Let me show some pictures, also of the time when the party toured. Picture postcard collecting was a hobby with one of my great grand uncles [1900-1915]. I found some scenes showing Benares.
This is how it was when they went to Nasik. The postcard is from the same period.
I found three pictures of Benares in "Glimpses of India", published in 1895, by J.H.Fairneux, one of my favourite books.
My father and grandfather were not able to visit in their lifetimes. I was able to visit it twice, so far. First visit was in November1993. Picture taken at Mysore Ghat, built [in the late 1920s] by and during the reign of Krishnaraja Wadiyar IV, the ruler of Mysore who also had visited there on his way to Kailas-Manasarovar in 1931.
Picture below taken at Mysore Ghat on my second visit with our cricket team, October 2000. They recently renamed it as Karnataka Ghat - see this image - web link: [Click] Instead of Gange Thalis, I brought the river water in plastic bottles.

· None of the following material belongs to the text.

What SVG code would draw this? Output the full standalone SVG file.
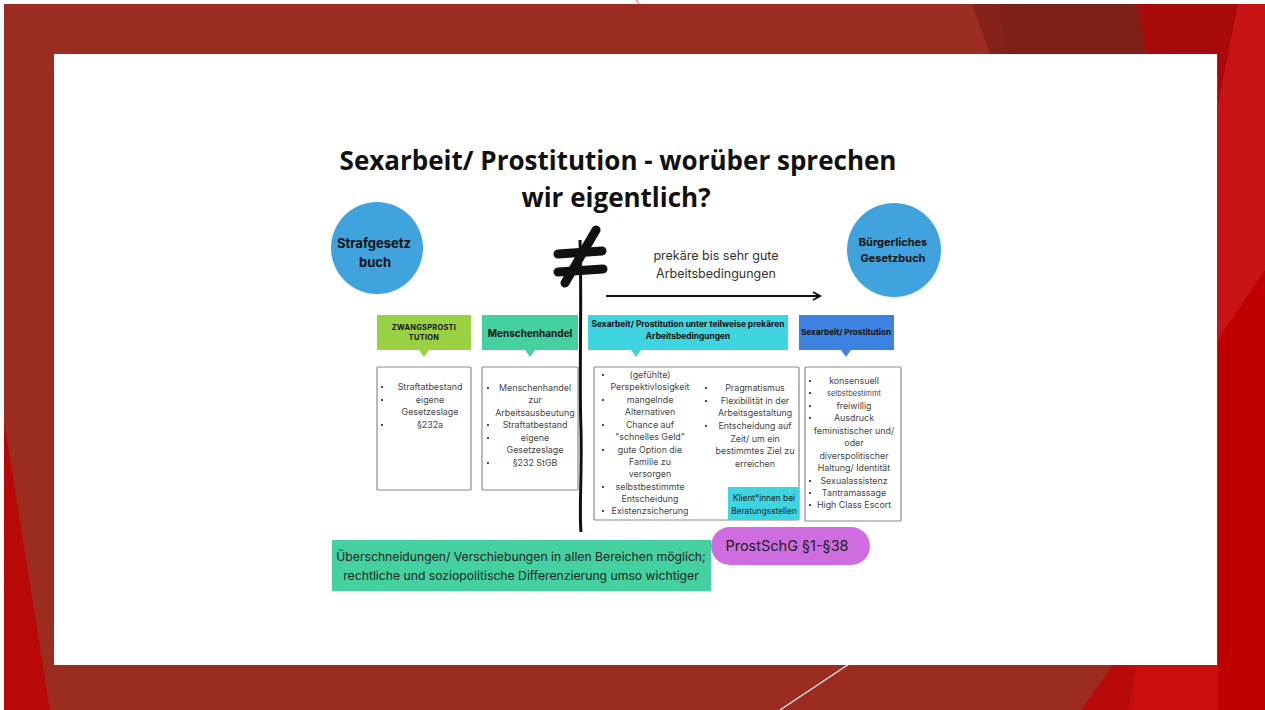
<svg xmlns="http://www.w3.org/2000/svg" width="1265" height="710" viewBox="0 0 1265 710">
<defs>
<style>
.t{font-family:"Inter","Liberation Sans",sans-serif;fill:#454545;font-size:8.9px;text-anchor:middle}
.b{font-family:"Inter","Liberation Sans",sans-serif;fill:#111;font-weight:700;text-anchor:middle}
.box{fill:#fff;stroke:#8a8a8a;stroke-width:1.2}
.dot{fill:#222}
</style>
<marker id="ah" viewBox="0 0 10 10" refX="8" refY="5" markerWidth="5" markerHeight="5" orient="auto"><path d="M1,1 L8,5 L1,9" fill="none" stroke="#111" stroke-width="2"/></marker>
</defs>
<rect width="1265" height="710" fill="#fff"/>
<g id="background">
<rect x="4" y="4" width="1261" height="706" fill="#9c2c1f"/>
<polygon points="972,4 1140,4 1148,54 990,54" fill="#842219"/>
<polygon points="1000,4 1140,4 1148,54 1006,54" fill="#7f2018"/>
<polygon points="1138,4 1265,4 1265,60 1218,105 1218,54 1146,54" fill="#a80a0a"/>
<polygon points="1238,4 1265,4 1265,710 1218,710 1218,105" fill="#c81414"/>
<polygon points="1265,270 1265,710 1218,710 1218,340" fill="#c00000"/>
<polygon points="1113,665 1218,665 1218,710 1081,710" fill="#b80a0a"/>
<polygon points="1137,665 1218,665 1218,710 1128,710" fill="#c80e0e"/>
<polygon points="4,421 4,710 50,710" fill="#b80808"/>
<line x1="849" y1="664" x2="780" y2="710" stroke="#fff" stroke-width="1.2"/>
<line x1="636" y1="0" x2="640" y2="5" stroke="#c03030" stroke-width="0.8"/>
<rect x="54" y="54" width="1163" height="611" fill="#fff"/>
</g>
<g id="title" font-family="'Open Sans','Noto Sans',sans-serif" font-weight="700" font-size="26" fill="#111" text-anchor="middle">
<text x="618" y="170">Sexarbeit/ Prostitution - worüber sprechen</text>
<text x="616" y="207">wir eigentlich?</text>
</g>
<g id="strafgesetzbuch">
<circle cx="377" cy="248" r="46" fill="#40a3de"/>
<text class="b" style="font-size:13px" x="374" y="248">Strafgesetz</text>
<text class="b" style="font-size:13px" x="375" y="267">buch</text>
</g>
<g id="bgb">
<circle cx="894" cy="250" r="47" fill="#40a3de"/>
<text class="b" style="font-size:11px" x="893" y="246">Bürgerliches</text>
<text class="b" style="font-size:11px" x="893" y="262">Gesetzbuch</text>
</g>
<g id="connectors">
<path d="M580,240 C582,300 579,380 581,430 C582,480 579,510 581,532" fill="none" stroke="#111" stroke-width="3"/>
<line x1="558" y1="254" x2="602" y2="251" stroke="#111" stroke-width="9" stroke-linecap="round"/>
<line x1="558" y1="272" x2="603" y2="269" stroke="#111" stroke-width="9" stroke-linecap="round"/>
<line x1="565" y1="283" x2="596" y2="230" stroke="#111" stroke-width="9" stroke-linecap="round"/>
<line x1="606" y1="296" x2="820" y2="296" stroke="#111" stroke-width="2" marker-end="url(#ah)"/>
<text class="t" style="font-size:12.5px;fill:#333" x="716" y="260">prekäre bis sehr gute</text>
<text class="t" style="font-size:12.5px;fill:#333" x="716" y="278">Arbeitsbedingungen</text>
</g>
<g id="zwang-head">
<rect x="377" y="315" width="94" height="35" fill="#9ad143"/>
<polygon points="419,350 429,350 424,357" fill="#9ad143"/>
<text class="b" style="font-size:7.4px;letter-spacing:0.3px" x="424" y="330">ZWANGSPROSTI</text>
<text class="b" style="font-size:7.4px;letter-spacing:0.3px" x="424" y="340">TUTION</text>
</g>
<g id="mensch-head">
<rect x="482" y="315" width="96" height="35" fill="#45d0a0"/>
<polygon points="525,350 535,350 530,357" fill="#45d0a0"/>
<text class="b" style="font-size:10px" x="530" y="337">Menschenhandel</text>
</g>
<g id="prekaer-head">
<rect x="588" y="315" width="200" height="35" fill="#3fd5e0"/>
<polygon points="631,350 641,350 636,357" fill="#3fd5e0"/>
<text class="b" style="font-size:8.4px" x="688" y="327">Sexarbeit/ Prostitution unter teilweise prekären</text>
<text class="b" style="font-size:8.4px" x="688" y="339">Arbeitsbedingungen</text>
</g>
<g id="sex-head">
<rect x="799" y="315" width="95" height="35" fill="#3d82e0"/>
<polygon points="841,350 851,350 846,357" fill="#3d82e0"/>
<text class="b" style="font-size:8.2px" x="846" y="335">Sexarbeit/ Prostitution</text>
</g>
<g id="zwang-box">
<rect class="box" x="377" y="367" width="94" height="123" rx="1"/>
<circle class="dot" cx="382" cy="387" r="1.1"/><circle class="dot" cx="382" cy="400" r="1.1"/><circle class="dot" cx="382" cy="425" r="1.1"/>
<text class="t" x="430" y="390">Straftatbestand</text>
<text class="t" x="430" y="403">eigene</text>
<text class="t" x="430" y="415">Gesetzeslage</text>
<text class="t" x="430" y="428">§232a</text>
</g>
<g id="mensch-box">
<rect class="box" x="482" y="367" width="96" height="123" rx="1"/>
<circle class="dot" cx="488" cy="388" r="1.1"/><circle class="dot" cx="488" cy="425" r="1.1"/><circle class="dot" cx="488" cy="438" r="1.1"/><circle class="dot" cx="488" cy="463" r="1.1"/>
<text class="t" x="535" y="391">Menschenhandel</text>
<text class="t" x="535" y="403">zur</text>
<text class="t" x="535" y="416">Arbeitsausbeutung</text>
<text class="t" x="535" y="428">Straftatbestand</text>
<text class="t" x="535" y="441">eigene</text>
<text class="t" x="535" y="453">Gesetzeslage</text>
<text class="t" x="535" y="466">§232 StGB</text>
</g>
<g id="prekaer-box">
<rect class="box" x="594" y="367" width="205" height="153" rx="1"/>
<circle class="dot" cx="603" cy="375" r="1.1"/><circle class="dot" cx="603" cy="400" r="1.1"/><circle class="dot" cx="603" cy="425" r="1.1"/><circle class="dot" cx="603" cy="450" r="1.1"/><circle class="dot" cx="603" cy="487" r="1.1"/><circle class="dot" cx="603" cy="511" r="1.1"/>
<text class="t" x="650" y="378">(gefühlte)</text>
<text class="t" x="650" y="390">Perspektivlosigkeit</text>
<text class="t" x="650" y="403">mangelnde</text>
<text class="t" x="650" y="415">Alternativen</text>
<text class="t" x="650" y="428">Chance auf</text>
<text class="t" x="650" y="440">"schnelles Geld"</text>
<text class="t" x="650" y="453">gute Option die</text>
<text class="t" x="650" y="465">Familie zu</text>
<text class="t" x="650" y="477">versorgen</text>
<text class="t" x="650" y="490">selbstbestimmte</text>
<text class="t" x="650" y="502">Entscheidung</text>
<text class="t" x="650" y="514">Existenzsicherung</text>
<circle class="dot" cx="706" cy="388" r="1.1"/><circle class="dot" cx="706" cy="401" r="1.1"/><circle class="dot" cx="706" cy="426" r="1.1"/>
<text class="t" x="755" y="391">Pragmatismus</text>
<text class="t" x="755" y="404">Flexibilität in der</text>
<text class="t" x="755" y="416">Arbeitsgestaltung</text>
<text class="t" x="755" y="429">Entscheidung auf</text>
<text class="t" x="755" y="442">Zeit/ um ein</text>
<text class="t" x="755" y="454">bestimmtes Ziel zu</text>
<text class="t" x="755" y="467">erreichen</text>
</g>
<g id="klient">
<rect x="728" y="487" width="71" height="33" fill="#3fd5e0"/>
<text class="t" style="font-size:8.3px;fill:#222" x="764" y="501">Klient*innen bei</text>
<text class="t" style="font-size:8.3px;fill:#222" x="764" y="514">Beratungsstellen</text>
</g>
<g id="sex-box">
<rect class="box" x="805" y="367" width="96" height="154" rx="1"/>
<circle class="dot" cx="810" cy="381" r="1.1"/><circle class="dot" cx="810" cy="393" r="1.1"/><circle class="dot" cx="810" cy="406" r="1.1"/><circle class="dot" cx="810" cy="418" r="1.1"/><circle class="dot" cx="810" cy="481" r="1.1"/><circle class="dot" cx="810" cy="493" r="1.1"/><circle class="dot" cx="810" cy="505" r="1.1"/>
<text class="t" x="854" y="384">konsensuell</text>
<text class="t" style="font-size:7.5px" x="854" y="396">selbstbestimmt</text>
<text class="t" x="854" y="409">freiwillig</text>
<text class="t" x="854" y="421">Ausdruck</text>
<text class="t" x="854" y="434">feministischer und/</text>
<text class="t" x="854" y="446">oder</text>
<text class="t" x="854" y="459">diverspolitischer</text>
<text class="t" x="854" y="471">Haltung/ Identität</text>
<text class="t" x="854" y="484">Sexualassistenz</text>
<text class="t" x="854" y="496">Tantramassage</text>
<text class="t" x="854" y="508">High Class Escort</text>
</g>
<g id="ueberschneidungen">
<rect x="332" y="540" width="379" height="51" fill="#45d0a0"/>
<text class="t" style="font-size:12.2px;fill:#222" x="521" y="561">Überschneidungen/ Verschiebungen in allen Bereichen möglich;</text>
<text class="t" style="font-size:12.2px;fill:#222" x="521" y="580">rechtliche und soziopolitische Differenzierung umso wichtiger</text>
</g>
<g id="prostschg">
<rect x="711" y="527" width="159" height="38" rx="19" fill="#ce6ce0"/>
<text class="t" style="font-size:14.5px;fill:#222" x="787" y="551">ProstSchG §1-§38</text>
</g>
</svg>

Just in case we would not be able to make the trip to Benares in our lifetimes, we are symbolically 'sent' in the form of a ritual 'Kashi Yatra' in Hindu weddings. For a higher spiritual purpose the groom is given a 'final opportunity to leave before the bride enters'. He is asked if he would like to abandon worldly life and lead the life of an ascetic. The father of the bride requests the groom not to leave, but to stay and marry his daughter. This is taken from Devasthanam.
Both my grandfather and father could not make it in real life. This is a picture of my father "doing the Kashi Yatra" on his wedding day, 1956.
Decades later, it was my turn a few years before opportunity to tour presented itself.
'Kashi Yatre' means an arduous adventure. Kannada writer Triveni wrote a novel titled 'Kashi Yatre'. T.P.Kailasam jokes in one of his satirical works "to go in an iron boat to bring river Ganga in a mosquito net".
Visiting Kashi, bathing in River Ganga and performing rituals on its banks, for the propitiation of departed souls in the family esp. the forefathers at least once in the lifetime is a dream and wish of devout Hindus. There have been many instances in ancient times when people had to walk the entire route to fulfill the wish/vow/dream and never returned home, esp. from the south. It is also believed that when a person dies in those places, the soul is liberated. Those who returned home safe were held in high esteem. 'That person has returned from Kashi.'!
Not so in present times, as access to places is much easier. Even then, only luck plays its part to allow or prevent a person from visiting!! That is the mystery of the place!